▶ **WRITTEN EXERCISE**: Gather every line below where "page" appears.

▶ **Rows from a dataset of charts and code**:
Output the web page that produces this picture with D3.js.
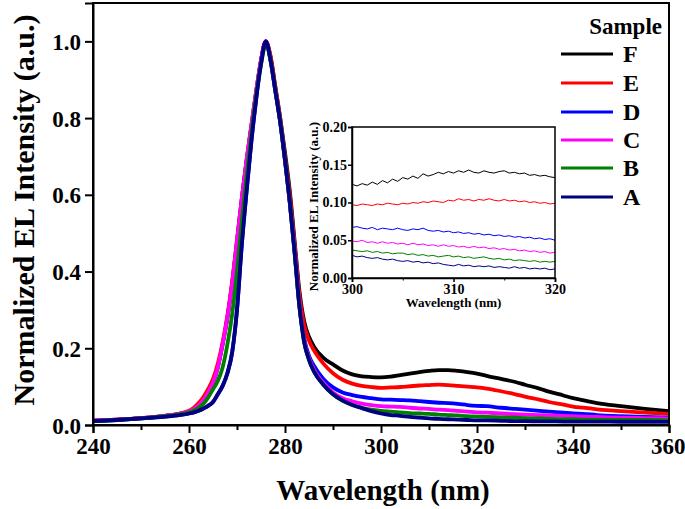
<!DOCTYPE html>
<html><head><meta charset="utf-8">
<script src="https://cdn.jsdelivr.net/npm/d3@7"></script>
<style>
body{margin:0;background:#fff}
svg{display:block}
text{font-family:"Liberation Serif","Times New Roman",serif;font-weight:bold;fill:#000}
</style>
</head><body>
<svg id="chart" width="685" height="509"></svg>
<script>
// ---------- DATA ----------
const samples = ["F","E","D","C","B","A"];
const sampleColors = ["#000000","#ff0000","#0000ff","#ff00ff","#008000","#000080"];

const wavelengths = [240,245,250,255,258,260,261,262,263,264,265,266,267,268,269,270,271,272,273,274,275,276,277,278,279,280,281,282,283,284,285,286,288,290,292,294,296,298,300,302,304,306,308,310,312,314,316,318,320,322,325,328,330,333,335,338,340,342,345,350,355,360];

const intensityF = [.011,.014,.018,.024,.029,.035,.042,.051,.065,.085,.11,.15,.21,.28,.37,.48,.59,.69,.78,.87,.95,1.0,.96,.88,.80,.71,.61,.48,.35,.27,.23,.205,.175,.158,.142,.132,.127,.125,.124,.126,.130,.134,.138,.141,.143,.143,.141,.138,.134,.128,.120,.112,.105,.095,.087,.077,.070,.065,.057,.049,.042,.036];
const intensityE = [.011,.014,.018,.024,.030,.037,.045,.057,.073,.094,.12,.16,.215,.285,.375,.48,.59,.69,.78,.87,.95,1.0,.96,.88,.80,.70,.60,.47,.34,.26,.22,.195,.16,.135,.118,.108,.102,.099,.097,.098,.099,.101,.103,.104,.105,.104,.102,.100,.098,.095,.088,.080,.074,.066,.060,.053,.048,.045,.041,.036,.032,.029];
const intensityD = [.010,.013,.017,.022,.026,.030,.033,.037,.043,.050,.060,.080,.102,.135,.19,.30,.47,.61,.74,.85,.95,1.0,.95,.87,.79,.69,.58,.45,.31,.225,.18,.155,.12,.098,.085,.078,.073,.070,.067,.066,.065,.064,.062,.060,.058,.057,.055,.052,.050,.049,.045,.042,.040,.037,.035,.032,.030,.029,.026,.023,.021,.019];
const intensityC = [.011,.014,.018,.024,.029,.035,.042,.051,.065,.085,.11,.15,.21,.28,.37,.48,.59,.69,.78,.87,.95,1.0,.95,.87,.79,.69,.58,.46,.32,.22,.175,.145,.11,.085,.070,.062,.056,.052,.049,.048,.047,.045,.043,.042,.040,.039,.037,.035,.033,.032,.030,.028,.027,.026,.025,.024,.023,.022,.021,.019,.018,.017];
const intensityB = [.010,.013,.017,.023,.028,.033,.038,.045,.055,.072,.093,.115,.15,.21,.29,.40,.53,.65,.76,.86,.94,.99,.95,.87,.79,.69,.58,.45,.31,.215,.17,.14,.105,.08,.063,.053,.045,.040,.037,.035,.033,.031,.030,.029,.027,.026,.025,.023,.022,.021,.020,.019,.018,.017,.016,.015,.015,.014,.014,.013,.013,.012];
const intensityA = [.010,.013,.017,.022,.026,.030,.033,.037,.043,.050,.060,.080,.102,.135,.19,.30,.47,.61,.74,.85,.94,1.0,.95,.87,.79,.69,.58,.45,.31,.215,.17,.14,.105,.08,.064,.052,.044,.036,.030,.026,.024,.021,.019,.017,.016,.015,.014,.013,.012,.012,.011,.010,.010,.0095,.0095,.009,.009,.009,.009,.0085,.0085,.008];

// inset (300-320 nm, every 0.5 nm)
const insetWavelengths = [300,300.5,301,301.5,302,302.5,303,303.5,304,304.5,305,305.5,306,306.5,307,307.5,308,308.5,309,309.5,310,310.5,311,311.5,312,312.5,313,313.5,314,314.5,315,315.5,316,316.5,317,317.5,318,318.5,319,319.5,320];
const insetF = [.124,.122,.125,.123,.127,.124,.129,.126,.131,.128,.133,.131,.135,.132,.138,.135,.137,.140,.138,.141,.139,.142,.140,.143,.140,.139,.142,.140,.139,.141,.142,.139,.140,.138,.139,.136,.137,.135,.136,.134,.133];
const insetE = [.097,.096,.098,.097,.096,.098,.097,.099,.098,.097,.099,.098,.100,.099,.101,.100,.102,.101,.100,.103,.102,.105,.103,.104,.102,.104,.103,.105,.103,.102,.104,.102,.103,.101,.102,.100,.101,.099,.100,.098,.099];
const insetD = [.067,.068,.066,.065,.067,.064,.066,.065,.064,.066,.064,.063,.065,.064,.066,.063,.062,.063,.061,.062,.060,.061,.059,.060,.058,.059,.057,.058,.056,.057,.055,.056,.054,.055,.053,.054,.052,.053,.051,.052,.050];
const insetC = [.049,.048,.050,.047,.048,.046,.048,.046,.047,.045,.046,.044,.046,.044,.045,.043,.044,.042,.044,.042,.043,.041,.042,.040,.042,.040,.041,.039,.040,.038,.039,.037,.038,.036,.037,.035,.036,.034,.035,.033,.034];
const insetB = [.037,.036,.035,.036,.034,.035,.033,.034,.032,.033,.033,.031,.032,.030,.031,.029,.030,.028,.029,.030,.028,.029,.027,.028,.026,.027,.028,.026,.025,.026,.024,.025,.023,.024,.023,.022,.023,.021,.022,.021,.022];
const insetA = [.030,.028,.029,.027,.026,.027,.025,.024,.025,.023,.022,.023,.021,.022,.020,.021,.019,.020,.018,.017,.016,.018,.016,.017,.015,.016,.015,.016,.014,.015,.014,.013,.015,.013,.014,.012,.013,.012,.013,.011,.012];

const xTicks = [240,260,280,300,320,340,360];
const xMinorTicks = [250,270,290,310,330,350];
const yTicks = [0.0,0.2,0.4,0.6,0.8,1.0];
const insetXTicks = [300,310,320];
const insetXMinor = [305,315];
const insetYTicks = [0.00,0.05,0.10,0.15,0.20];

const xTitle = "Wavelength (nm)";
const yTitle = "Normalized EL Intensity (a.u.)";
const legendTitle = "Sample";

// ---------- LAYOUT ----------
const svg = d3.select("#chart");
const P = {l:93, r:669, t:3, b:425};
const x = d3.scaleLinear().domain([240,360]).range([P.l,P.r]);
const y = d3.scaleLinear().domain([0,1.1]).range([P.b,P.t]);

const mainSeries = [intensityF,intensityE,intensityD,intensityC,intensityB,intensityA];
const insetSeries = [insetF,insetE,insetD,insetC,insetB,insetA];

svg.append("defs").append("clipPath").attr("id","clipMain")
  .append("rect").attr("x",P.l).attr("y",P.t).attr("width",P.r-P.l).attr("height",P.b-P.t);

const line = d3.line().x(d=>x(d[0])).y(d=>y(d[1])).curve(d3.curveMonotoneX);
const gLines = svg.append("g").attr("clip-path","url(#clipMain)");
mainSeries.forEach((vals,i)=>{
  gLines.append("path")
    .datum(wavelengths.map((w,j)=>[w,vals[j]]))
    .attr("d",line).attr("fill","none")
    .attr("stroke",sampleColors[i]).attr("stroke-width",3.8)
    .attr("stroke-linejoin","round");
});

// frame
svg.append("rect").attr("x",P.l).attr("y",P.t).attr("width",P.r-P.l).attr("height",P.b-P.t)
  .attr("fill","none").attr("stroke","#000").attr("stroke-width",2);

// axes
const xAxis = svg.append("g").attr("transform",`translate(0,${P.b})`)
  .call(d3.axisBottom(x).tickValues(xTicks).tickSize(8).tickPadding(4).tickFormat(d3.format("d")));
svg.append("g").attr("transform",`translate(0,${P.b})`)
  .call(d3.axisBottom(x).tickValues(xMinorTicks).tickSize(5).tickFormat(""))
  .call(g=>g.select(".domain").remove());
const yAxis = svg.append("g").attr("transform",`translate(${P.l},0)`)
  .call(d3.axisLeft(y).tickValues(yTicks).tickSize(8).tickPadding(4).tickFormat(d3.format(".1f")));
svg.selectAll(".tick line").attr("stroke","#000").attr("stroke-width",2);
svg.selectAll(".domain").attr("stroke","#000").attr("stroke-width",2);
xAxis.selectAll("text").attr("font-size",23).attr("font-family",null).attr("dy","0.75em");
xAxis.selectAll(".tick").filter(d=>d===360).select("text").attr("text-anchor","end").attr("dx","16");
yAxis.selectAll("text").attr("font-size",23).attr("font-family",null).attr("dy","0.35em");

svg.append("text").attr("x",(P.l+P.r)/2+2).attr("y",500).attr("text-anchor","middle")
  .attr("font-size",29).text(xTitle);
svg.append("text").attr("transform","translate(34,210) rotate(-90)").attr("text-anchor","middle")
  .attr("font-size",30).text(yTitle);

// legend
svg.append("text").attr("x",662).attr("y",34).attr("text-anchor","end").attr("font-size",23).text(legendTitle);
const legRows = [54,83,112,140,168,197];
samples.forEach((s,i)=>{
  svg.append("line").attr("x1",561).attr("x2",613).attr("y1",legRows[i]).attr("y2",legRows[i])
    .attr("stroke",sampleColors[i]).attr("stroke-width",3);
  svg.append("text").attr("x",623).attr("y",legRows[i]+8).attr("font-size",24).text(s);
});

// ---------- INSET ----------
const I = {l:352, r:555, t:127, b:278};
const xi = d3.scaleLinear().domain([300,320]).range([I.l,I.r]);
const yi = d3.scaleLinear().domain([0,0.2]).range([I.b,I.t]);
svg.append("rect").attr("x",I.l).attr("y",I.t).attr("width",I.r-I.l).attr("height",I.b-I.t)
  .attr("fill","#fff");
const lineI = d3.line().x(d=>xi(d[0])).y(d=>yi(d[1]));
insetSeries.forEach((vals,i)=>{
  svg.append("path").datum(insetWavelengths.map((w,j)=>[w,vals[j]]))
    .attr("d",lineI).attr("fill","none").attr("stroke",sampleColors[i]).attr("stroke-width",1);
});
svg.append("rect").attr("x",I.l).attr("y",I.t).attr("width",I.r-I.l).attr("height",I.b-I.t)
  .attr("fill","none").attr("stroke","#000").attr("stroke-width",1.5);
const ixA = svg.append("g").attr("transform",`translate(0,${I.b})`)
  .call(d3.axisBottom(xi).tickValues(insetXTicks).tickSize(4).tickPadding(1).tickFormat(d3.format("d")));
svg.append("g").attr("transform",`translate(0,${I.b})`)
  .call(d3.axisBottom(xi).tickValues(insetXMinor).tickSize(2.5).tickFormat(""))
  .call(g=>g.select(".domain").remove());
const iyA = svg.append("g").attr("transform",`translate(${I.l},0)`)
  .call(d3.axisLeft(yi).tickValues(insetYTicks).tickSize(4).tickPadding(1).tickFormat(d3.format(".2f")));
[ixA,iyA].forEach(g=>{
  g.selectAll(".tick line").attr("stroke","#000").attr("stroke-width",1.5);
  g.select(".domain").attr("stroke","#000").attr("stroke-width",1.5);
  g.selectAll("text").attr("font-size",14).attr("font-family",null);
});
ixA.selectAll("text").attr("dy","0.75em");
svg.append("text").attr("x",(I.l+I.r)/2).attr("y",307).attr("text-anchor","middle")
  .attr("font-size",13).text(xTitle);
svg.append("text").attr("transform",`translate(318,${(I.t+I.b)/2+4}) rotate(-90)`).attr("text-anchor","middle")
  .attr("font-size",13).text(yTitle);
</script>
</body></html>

==

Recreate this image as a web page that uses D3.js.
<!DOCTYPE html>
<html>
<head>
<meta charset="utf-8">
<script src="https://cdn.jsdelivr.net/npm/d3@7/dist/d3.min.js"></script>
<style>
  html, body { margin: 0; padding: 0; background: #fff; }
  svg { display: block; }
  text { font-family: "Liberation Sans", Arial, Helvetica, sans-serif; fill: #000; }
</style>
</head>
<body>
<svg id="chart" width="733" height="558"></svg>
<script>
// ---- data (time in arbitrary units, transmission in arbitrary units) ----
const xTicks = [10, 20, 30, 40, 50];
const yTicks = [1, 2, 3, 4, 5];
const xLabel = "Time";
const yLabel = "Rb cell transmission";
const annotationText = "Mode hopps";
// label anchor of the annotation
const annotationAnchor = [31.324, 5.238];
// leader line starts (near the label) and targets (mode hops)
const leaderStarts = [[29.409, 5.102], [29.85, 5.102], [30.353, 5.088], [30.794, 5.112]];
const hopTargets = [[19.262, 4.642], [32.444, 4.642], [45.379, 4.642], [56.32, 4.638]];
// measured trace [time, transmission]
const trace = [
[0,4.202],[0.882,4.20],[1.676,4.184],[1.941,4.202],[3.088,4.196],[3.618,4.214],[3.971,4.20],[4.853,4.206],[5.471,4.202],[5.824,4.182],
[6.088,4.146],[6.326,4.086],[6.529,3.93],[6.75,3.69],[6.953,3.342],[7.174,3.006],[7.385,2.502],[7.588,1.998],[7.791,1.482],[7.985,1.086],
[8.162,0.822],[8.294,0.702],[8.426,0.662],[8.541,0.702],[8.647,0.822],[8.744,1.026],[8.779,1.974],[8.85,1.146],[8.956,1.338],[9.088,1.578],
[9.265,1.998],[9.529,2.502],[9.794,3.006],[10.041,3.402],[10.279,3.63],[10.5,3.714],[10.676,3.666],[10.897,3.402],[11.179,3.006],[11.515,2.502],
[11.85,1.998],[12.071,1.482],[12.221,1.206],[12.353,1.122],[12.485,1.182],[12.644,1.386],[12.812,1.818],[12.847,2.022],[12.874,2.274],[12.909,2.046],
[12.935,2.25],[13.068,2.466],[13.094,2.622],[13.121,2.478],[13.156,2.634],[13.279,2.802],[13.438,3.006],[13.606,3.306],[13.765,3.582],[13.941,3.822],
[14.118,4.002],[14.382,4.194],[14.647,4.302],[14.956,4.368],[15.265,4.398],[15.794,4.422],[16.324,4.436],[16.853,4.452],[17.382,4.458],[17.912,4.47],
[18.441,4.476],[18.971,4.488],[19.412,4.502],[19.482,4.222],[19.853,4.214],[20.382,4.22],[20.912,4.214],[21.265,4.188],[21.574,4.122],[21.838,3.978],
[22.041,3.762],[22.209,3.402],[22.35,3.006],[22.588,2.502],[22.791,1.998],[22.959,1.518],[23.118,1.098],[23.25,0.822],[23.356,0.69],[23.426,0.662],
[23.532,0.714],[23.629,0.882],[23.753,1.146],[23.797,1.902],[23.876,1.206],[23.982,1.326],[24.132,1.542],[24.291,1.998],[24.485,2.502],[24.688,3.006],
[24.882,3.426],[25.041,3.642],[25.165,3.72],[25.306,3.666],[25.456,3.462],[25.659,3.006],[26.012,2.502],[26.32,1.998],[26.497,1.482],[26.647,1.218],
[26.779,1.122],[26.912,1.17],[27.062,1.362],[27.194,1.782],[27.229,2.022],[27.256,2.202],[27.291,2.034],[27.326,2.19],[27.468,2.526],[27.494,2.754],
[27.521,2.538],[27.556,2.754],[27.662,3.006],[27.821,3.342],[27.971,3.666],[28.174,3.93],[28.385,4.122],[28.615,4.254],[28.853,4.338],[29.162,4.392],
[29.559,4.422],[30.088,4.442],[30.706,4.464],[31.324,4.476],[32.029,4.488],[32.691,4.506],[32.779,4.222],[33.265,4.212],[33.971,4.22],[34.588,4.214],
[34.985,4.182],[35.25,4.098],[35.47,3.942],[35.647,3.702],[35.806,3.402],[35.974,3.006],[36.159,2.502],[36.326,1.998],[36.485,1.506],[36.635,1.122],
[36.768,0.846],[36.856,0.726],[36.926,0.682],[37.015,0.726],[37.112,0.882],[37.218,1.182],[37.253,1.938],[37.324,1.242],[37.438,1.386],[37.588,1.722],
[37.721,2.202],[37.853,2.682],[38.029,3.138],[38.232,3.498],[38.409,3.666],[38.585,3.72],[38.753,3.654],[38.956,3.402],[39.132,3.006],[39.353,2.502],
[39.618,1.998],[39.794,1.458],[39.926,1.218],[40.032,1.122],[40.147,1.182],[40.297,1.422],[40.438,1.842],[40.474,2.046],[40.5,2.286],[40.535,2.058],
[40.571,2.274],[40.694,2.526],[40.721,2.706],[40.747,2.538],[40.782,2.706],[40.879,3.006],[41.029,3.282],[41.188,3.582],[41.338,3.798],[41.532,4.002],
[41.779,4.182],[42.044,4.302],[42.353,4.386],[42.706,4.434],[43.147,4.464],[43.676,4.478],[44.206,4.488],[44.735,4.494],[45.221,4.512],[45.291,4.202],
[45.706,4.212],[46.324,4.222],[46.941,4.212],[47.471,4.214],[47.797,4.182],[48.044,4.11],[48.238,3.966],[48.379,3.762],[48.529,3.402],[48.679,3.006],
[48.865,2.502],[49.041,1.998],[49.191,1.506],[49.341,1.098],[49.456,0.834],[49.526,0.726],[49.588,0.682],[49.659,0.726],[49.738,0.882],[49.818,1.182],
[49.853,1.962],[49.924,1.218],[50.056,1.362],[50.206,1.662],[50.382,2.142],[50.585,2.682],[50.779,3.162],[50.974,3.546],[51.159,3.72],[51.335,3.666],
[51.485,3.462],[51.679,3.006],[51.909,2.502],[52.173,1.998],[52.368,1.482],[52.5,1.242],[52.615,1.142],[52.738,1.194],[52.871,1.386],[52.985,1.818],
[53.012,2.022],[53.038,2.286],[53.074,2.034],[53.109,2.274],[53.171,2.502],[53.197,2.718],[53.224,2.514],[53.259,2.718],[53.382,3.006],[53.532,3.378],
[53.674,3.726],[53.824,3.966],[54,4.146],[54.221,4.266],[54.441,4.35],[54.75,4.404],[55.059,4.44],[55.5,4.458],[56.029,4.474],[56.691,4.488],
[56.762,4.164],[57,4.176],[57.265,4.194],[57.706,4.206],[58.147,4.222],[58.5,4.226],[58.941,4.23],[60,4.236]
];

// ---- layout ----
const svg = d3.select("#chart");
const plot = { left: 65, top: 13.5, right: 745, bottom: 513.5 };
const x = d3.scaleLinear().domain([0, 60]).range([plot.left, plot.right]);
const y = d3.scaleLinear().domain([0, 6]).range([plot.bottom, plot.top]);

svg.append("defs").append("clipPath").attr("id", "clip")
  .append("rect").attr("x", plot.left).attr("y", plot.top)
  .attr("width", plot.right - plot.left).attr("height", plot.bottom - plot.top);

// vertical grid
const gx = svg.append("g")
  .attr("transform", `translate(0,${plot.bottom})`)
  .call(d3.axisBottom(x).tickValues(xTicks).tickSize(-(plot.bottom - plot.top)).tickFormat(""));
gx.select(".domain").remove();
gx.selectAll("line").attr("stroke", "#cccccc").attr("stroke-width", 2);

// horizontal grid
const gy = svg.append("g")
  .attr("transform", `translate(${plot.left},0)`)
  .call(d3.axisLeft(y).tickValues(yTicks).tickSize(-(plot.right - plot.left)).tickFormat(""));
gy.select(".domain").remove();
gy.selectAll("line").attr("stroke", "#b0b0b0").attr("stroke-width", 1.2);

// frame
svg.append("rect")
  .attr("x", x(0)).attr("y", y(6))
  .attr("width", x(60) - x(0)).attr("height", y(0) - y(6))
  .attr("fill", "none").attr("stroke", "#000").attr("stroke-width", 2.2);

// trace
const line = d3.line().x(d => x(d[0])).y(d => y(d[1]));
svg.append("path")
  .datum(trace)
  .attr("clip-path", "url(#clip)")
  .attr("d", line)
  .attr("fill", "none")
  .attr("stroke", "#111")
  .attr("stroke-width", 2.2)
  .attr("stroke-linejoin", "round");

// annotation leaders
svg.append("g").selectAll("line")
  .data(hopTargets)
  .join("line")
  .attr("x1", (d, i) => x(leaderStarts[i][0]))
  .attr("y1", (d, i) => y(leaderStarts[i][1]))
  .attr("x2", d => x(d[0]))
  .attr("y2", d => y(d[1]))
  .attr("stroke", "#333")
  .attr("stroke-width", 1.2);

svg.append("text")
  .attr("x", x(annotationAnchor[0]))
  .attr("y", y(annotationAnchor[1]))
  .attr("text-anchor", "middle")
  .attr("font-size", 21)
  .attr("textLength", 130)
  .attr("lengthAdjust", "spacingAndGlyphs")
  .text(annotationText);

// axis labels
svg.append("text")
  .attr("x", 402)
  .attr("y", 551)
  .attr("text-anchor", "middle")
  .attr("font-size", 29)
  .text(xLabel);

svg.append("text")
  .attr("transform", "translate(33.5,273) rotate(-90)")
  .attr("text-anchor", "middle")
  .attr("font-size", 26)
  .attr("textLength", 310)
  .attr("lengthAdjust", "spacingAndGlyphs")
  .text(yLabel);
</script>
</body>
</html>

▶ **FINISHED EXERCISE**:
Output the web page that produces this picture with D3.js.
Recreate this image as a web page that uses D3.js.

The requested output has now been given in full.